From Onitsha to Marbella: The Journey Behind the Mission
Clara Kronborg was born and raised in Onitsha, a major commercial city in Anambra State in southeastern Nigeria. Onitsha is home to one of the largest open-air markets in Africa, a place defined by trade, hustle, and economic ambition — but also by stark inequality. Kronborg grew up in poverty there, an experience she has cited as the root of her obsessive curiosity about how people build successful lives. That curiosity eventually became a career: she runs a YouTube talk show focused on unpacking the mindsets, decisions, and turning points behind individual achievement.
Her record attempt was, in her own framing, an extension of that mission rather than a departure from it. “This record attempt was about uniting diverse voices, sharing their inspiring narratives, and cultivating meaningful global connections,” she said after the marathon concluded. She also spoke specifically about amplifying the stories of working women — a thread that runs consistently through her platform and one that gave the endurance challenge a purpose beyond the spectacle of duration alone.
The Physical Reality of 55 Hours Without Stopping
Guinness World Record rules for interview marathons permit five minutes of rest after each completed hour of interviewing. During those breaks, Kronborg could briefly nap, change clothes, or attend to personal needs — but the clock kept the pressure constant. The physical toll accumulated fast. Her voice grew hoarse within the early stages of the marathon. Neck and back pain set in as the hours mounted, managed only by her support team administering massages during rest intervals. She kept herself hydrated with large quantities of water throughout.
The conditions were not always cooperative. A rainstorm swept through the Marbella harbour — unusual for a region known for its reliably warm Mediterranean climate — adding environmental stress to an already punishing schedule. Most strikingly, Kronborg’s menstrual cycle began during the marathon, and she managed both that and her hydration needs by wearing adult diapers for the duration. She spoke about this without euphemism afterward: “At some point, I was literally dripping with urine and menstrual stains, but I remained focused on my goal.” It is a detail that strips away any romanticised version of endurance achievement and replaces it with something far more honest and human.
What Kept Her Going: Purpose as Fuel
Kronborg has described the experience of meeting each new guest as a source of genuine renewal during the marathon. Despite exhaustion and the creeping weight of sleeplessness, the arrival of a new interviewee — with a new story, a new background, a new set of hard-won lessons — gave her a reason to re-engage. This is not incidental. It reflects something structurally important about how she designed the attempt: the content itself was the motivation, not merely the clock.

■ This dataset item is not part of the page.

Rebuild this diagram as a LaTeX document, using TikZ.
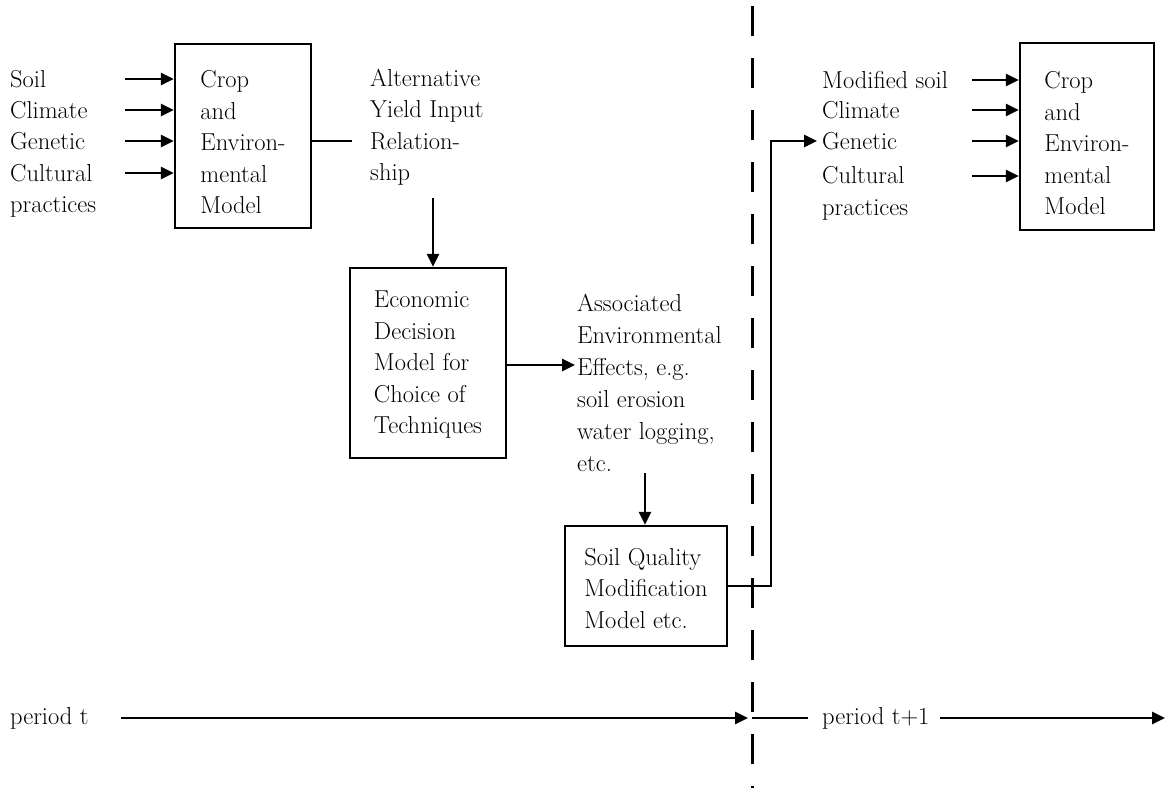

She dedicated the record to people who refuse to quit in the face of adversity — a dedication that carries particular weight given her own trajectory from Onitsha to a Guinness certificate on a Spanish yacht. “Recalling the physical, mental, financial, and emotional challenges I endured feels unreal,” she reflected. “I take immense pride in this accomplishment, knowing that lives have been impacted and transformed.” The record places her alongside fellow Nigerian Tunde Onakoya, who in the same period set a world record for the longest continuous chess game at 60 hours — a remarkable convergence of Nigerian endurance achievements in 2024.
Why This Record Matters Beyond the Headline
World records in endurance categories are often dismissed as stunts. Kronborg’s achievement resists that framing. She used the structure of a record attempt to do something substantive: gather 90 people from different countries and industries onto one platform, extract their stories, and broadcast them to an audience hungry for models of success that look different from the standard Silicon Valley or Wall Street template. The marathon was, simultaneously, a feat of physical will and an act of content creation at a scale most media organisations couldn’t replicate.
For a continent whose entrepreneurs are frequently underrepresented in global conversations about innovation and achievement, Kronborg’s record is a data point worth noting. She built her platform, funded her attempt, endured the marathon, and claimed the record — from a docked yacht in southern Spain, representing a city in southeastern Nigeria. That geography alone tells a story about the reach of African ambition in the twenty-first century.
Clara Chizoba Kronborg set her record in May 2024. The Guinness World Records organisation has verified it. Fifty-five hours and twenty-four seconds. Ninety guests. One woman from Onitsha who had questions and refused to stop asking them.